Los cuatro países más afectados por la pandemia (Estados Unidos, Brasil, Rusia, Reino Unido) son naciones que han optado por políticas populistas que recurren a este tipo de discursos, cuyo corolario suele ser no solo la desconfianza ante «los expertos», sino también ante los vecinos. El populismo se justifica mediante enemigos: «La élite intelectual» es uno de los enemigos internos. «La globalización» representa a los enemigos externos.
Esto explica, por ejemplo, los contínuos ataques de la derecha populista de todo el mundo a la OMS, un ente globalizante de élites científicas. Es decir, la convergencia de ambas desconfianzas. Pero ese combo de temores en el país más poderoso del mundo también nos ha afectado directamente a todos los demás, incluido el Perú: los estados no cooperan entre sí brindándose información sobre la pandemia; se roban («confiscan») ventiladores, mascarillas y equipos; recelan de las advertencias de sus científicos, promoviendo determinados tratamientos por razones comerciales o, incluso, ideológicas.
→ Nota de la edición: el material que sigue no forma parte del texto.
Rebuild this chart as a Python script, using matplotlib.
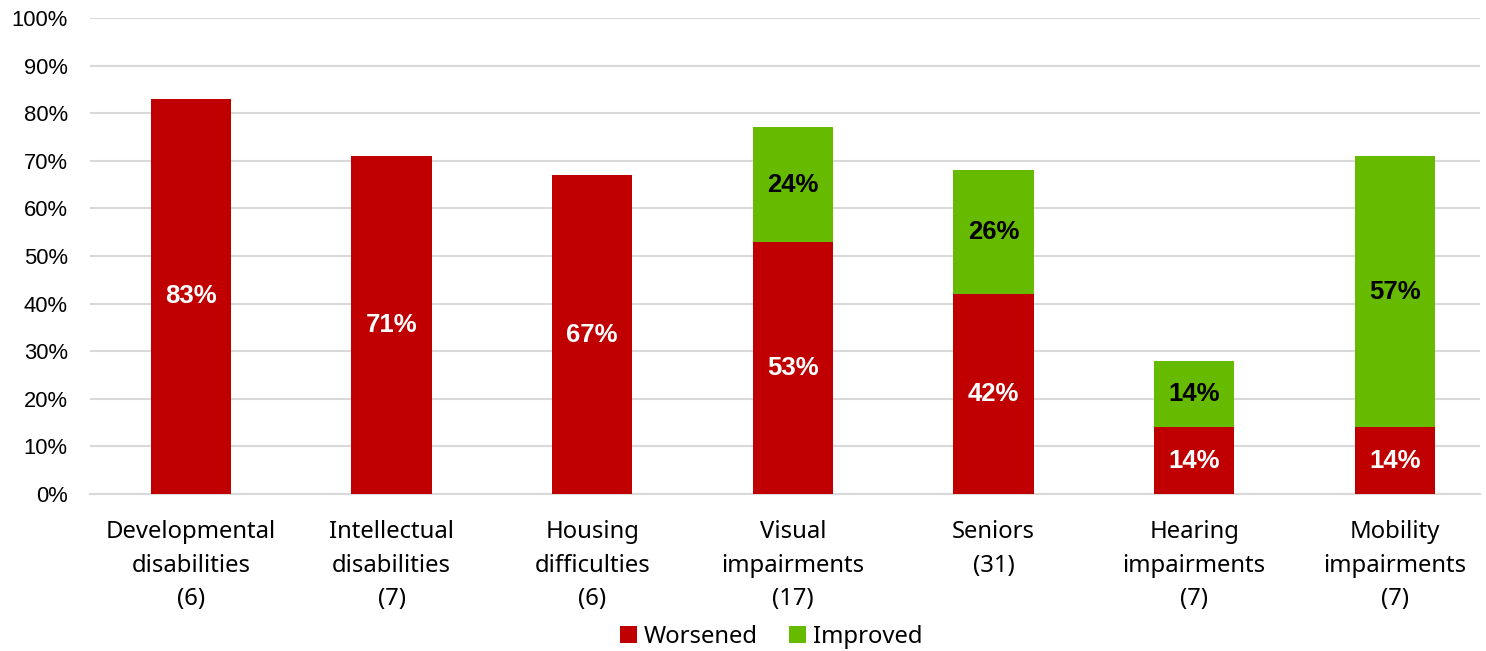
import matplotlib
matplotlib.use("Agg")
from matplotlib import pyplot as plt
import numpy as np

categories = ["Developmental\ndisabilities\n(6)", "Intellectual\ndisabilities\n(7)",
              "Housing\ndifficulties\n(6)", "Visual\nimpairments\n(17)",
              "Seniors\n(31)", "Hearing\nimpairments\n(7)", "Mobility\nimpairments\n(7)"]
worsened = [83, 71, 67, 53, 42, 14, 14]
improved = [0, 0, 0, 24, 26, 14, 57]
yticks = list(range(0, 101, 10))

red = "#C00000"
green = "#66BB00"

fig = plt.figure(figsize=(14.86, 6.51), dpi=100)
ax = fig.add_axes([0.0606, 0.2412, 0.9354, 0.7312])

x = np.arange(len(categories))
w = 0.40
ax.bar(x, worsened, w, color=red, label="Worsened", zorder=3)
ax.bar(x, improved, w, bottom=worsened, color=green, label="Improved", zorder=3)

for i in range(len(categories)):
    ax.text(x[i], worsened[i] / 2, f"{worsened[i]}%", ha="center", va="center",
            color="white", fontsize=18.5, fontweight="bold", family="Liberation Sans", zorder=4)
    if improved[i] > 0:
        ax.text(x[i], worsened[i] + improved[i] / 2, f"{improved[i]}%", ha="center", va="center",
                color="black", fontsize=18.5, fontweight="bold", family="Liberation Sans", zorder=4)

ax.set_xlim(-0.503, 6.425)
ax.set_ylim(0, 100)
ax.set_yticks(yticks)
ax.set_yticklabels([f"{t}%" for t in yticks], fontsize=15.8, family="Liberation Sans")
ax.set_xticks(x)
ax.set_xticklabels(categories, fontsize=17.2, family="Noto Sans", linespacing=1.53)
ax.tick_params(axis="both", length=0)
ax.tick_params(axis="x", pad=19)
ax.tick_params(axis="y", pad=16)
ax.grid(axis="y", color="#D9D9D9", linewidth=1.5, zorder=0)
for s in ["top", "right", "left"]:
    ax.spines[s].set_visible(False)
ax.spines["bottom"].set_color("#D9D9D9")
ax.spines["bottom"].set_linewidth(1.5)

fig.legend(loc="lower center", bbox_to_anchor=(0.519, -0.03), ncol=2, frameon=False,
           prop={"family": "Noto Sans", "size": 17.2}, handlelength=0.7, handleheight=0.7,
           handletextpad=0.3, columnspacing=1.3)

fig.savefig("out.png", dpi=100)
Los peruanos solemos mirarnos el ombligo. Las secciones internacionales de los diarios o los noticieros están reducidas al máximo y consisten en titulares que ya vimos todos en Twitter o la eventual noticia pintoresca. Pero ahora más que nunca lo que ocurre allá afuera nos afecta. Y lo que ocurre allá afuera es un sálvese quien pueda global.
Ese es un estado de cosas mundial que no existía antes del estallido del populismo conservador en 2016. Un estallido cuyo momento más simbólico fue la elección de Trump. Cuatro años después, cuando el ministerio de Salud peruano quiere traer ventiladores del extranjero, necesita armar un plan estilo Jason Bourne para que no se las incauten en alguna escala. La globalización metió reversa a toda velocidad. La cooperación internacional se acabó. Vuelvo a Harari:
Desde que comenzó el Gobierno de Donald Trump, ha abandonado completamente su rol de liderazgo en el mundo respeto a crisis previas, como la epidemia de ébola o la financiera del 2008, donde lideró un esfuerzo junto a otros países y evitaron un desenlace peor. Pero en esta crisis, cuando empezó, Estados Unidos se desentendió completamente y no hizo nada.
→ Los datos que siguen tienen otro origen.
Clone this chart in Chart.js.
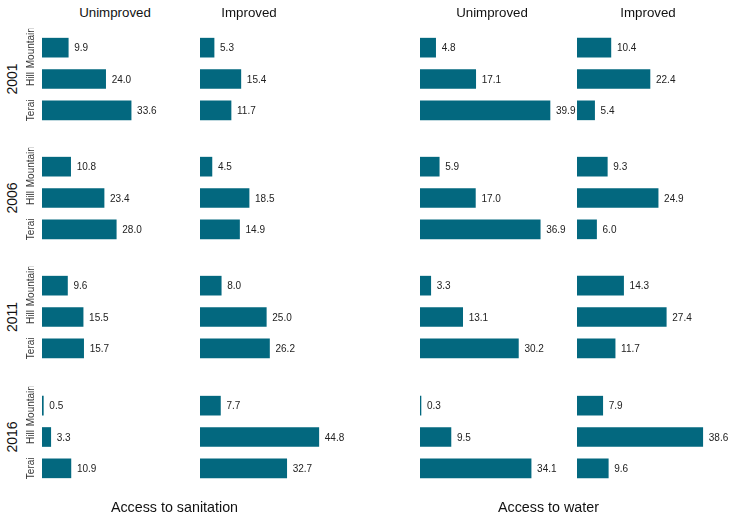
<!DOCTYPE html>
<html>
<head>
<meta charset="utf-8">
<script src="https://cdn.jsdelivr.net/npm/chart.js@4"></script>
<style>
  body { margin: 0; background: #fff; font-family: "Liberation Sans", Arial, sans-serif; }
  #wrap { position: relative; width: 733px; height: 519px; overflow: hidden; }
  #wrap canvas { position: absolute; }
  .txt { position: absolute; white-space: nowrap; transform: translate(-50%, -50%); color: #111; }
  .year { transform: translate(-50%, -50%) rotate(-90deg); font-size: 14px; }
  .head { font-size: 13.3px; }
  .foot { font-size: 14.3px; }
</style>
</head>
<body>
<div id="wrap"></div>
<script>
// Data (rows: 2001, 2006, 2011, 2016; order Mountain, Hill, Terai)
const years = ['2001', '2006', '2011', '2016'];
const regions = ['Mountain', 'Hill', 'Terai'];
const columnHeads = ['Unimproved', 'Improved', 'Unimproved', 'Improved'];
const groupTitles = ['Access to sanitation', 'Access to water'];

const sanitationUnimproved = [[9.9, 24.0, 33.6], [10.8, 23.4, 28.0], [9.6, 15.5, 15.7], [0.5, 3.3, 10.9]];
const sanitationImproved = [[5.3, 15.4, 11.7], [4.5, 18.5, 14.9], [8.0, 25.0, 26.2], [7.7, 44.8, 32.7]];
const waterUnimproved = [[4.8, 17.1, 39.9], [5.9, 17.0, 36.9], [3.3, 13.1, 30.2], [0.3, 9.5, 34.1]];
const waterImproved = [[10.4, 22.4, 5.4], [9.3, 24.9, 6.0], [14.3, 27.4, 11.7], [7.9, 38.6, 9.6]];

const columns = [sanitationUnimproved, sanitationImproved, waterUnimproved, waterImproved];
// x axis upper limit per column (sanitation panels share one range, water panels another)
const axisMax = [54.3, 54.3, 44.2, 44.2];

// layout
const barColor = '#03687f';
const colLeft = [42, 200, 420, 577];
const rowTop = 31.8, rowStep = 119.3;
const plotW = 144, plotH = 94;
const padL = 45, padR = 40, padT = 10, padB = 10;
const headX = [115, 249, 492, 648];
const footX = [174.5, 548.5];
const font = '"Liberation Sans", Arial, sans-serif';

const wrap = document.getElementById('wrap');

function addText(cls, text, x, y) {
    const d = document.createElement('div');
    d.className = 'txt ' + cls;
    d.textContent = text;
    d.style.left = x + 'px';
    d.style.top = y + 'px';
    wrap.appendChild(d);
}

// value label right of each bar
const valueLabels = {
    id: 'valueLabels',
    afterDatasetsDraw(chart) {
        const ctx = chart.ctx;
        const vals = chart.data.datasets[0].data;
        ctx.save();
        ctx.font = '10px ' + font;
        ctx.fillStyle = '#222';
        ctx.textBaseline = 'middle';
        ctx.textAlign = 'left';
        chart.getDatasetMeta(0).data.forEach((bar, i) => {
            ctx.fillText(vals[i].toFixed(1), bar.x + 6, bar.y + 1);
        });
        ctx.restore();
    }
};

// rotated region names left of the first column
const regionLabels = {
    id: 'regionLabels',
    afterDraw(chart) {
        const ctx = chart.ctx;
        const x = chart.chartArea.left - 11;
        chart.getDatasetMeta(0).data.forEach((bar, i) => {
            ctx.save();
            ctx.beginPath();
            ctx.rect(0, bar.y - 19, chart.width, chart.height);
            ctx.clip();
            ctx.translate(x, bar.y);
            ctx.rotate(-Math.PI / 2);
            ctx.font = '10px ' + font;
            ctx.fillStyle = '#333';
            ctx.textAlign = 'center';
            ctx.textBaseline = 'middle';
            ctx.fillText(chart.data.labels[i], 0, 0);
            ctx.restore();
        });
    }
};

years.forEach((year, r) => {
    const top = rowTop + r * rowStep;
    addText('year', year, 12, top + plotH / 2);

    columns.forEach((col, c) => {
        const canvas = document.createElement('canvas');
        canvas.width = padL + plotW + padR;
        canvas.height = padT + plotH + padB;
        canvas.style.left = (colLeft[c] - padL) + 'px';
        canvas.style.top = (top - padT) + 'px';
        wrap.appendChild(canvas);

        new Chart(canvas.getContext('2d'), {
            type: 'bar',
            data: {
                labels: regions,
                datasets: [{
                    data: col[r],
                    backgroundColor: barColor,
                    barThickness: 19
                }]
            },
            options: {
                indexAxis: 'y',
                responsive: false,
                animation: false,
                layout: { padding: { left: padL, right: padR, top: padT, bottom: padB } },
                scales: {
                    x: { display: false, min: 0, max: axisMax[c] },
                    y: { display: false }
                },
                plugins: {
                    legend: { display: false },
                    tooltip: { enabled: false }
                }
            },
            plugins: c === 0 ? [valueLabels, regionLabels] : [valueLabels]
        });
    });
});

columnHeads.forEach((h, c) => addText('head', h, headX[c], 12));
groupTitles.forEach((t, g) => addText('foot', t, footX[g], 507));
</script>
</body>
</html>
El grito trumpista de America First lleva implícita la convicción de que en el nuevo desorden mundial habrá segundos, terceros y, por supuesto, últimos. Por eso es que lo que está sucediendo ahora mismo en el país que está First no solo en violencia sino también en contagios, nos afecta a los peruanos. Las consecuencias de lo que está ocurriendo ahora mismo en lo que aún es la capital del Imperio Global tendrán un impacto notorio en nuestro país.
Porque entre esos últimos implícitos en el America First está un país sudamericano que intentó salir de la cola y que fracasó. Un país con graves deficiencias estructurales que no pudo recurrir a ningún tipo de solidaridad global porque esta no existía más. De hecho, solidaridad es mucho decir. ¡Un país que ni siquiera podía comprar equipos médicos sin peligro de que se los confisquen! No ha sido el único factor, por supuesto, pero sí es uno de tantos. Uno que hay que tomar en cuenta. Un ingrediente más en la tormenta perfecta que está asolando el Perú. Muchos caminos salen de Roma, de la capital del Imperio, y uno de ellos, como el de un dominó, lleva de la elección de Trump al fallecimiento de un peruano en el Almenara porque no podía respirar.
«No puedo respirar» fueron también las últimas palabras de George Floyd.
«No puedo respirar» es una nueva frase normal.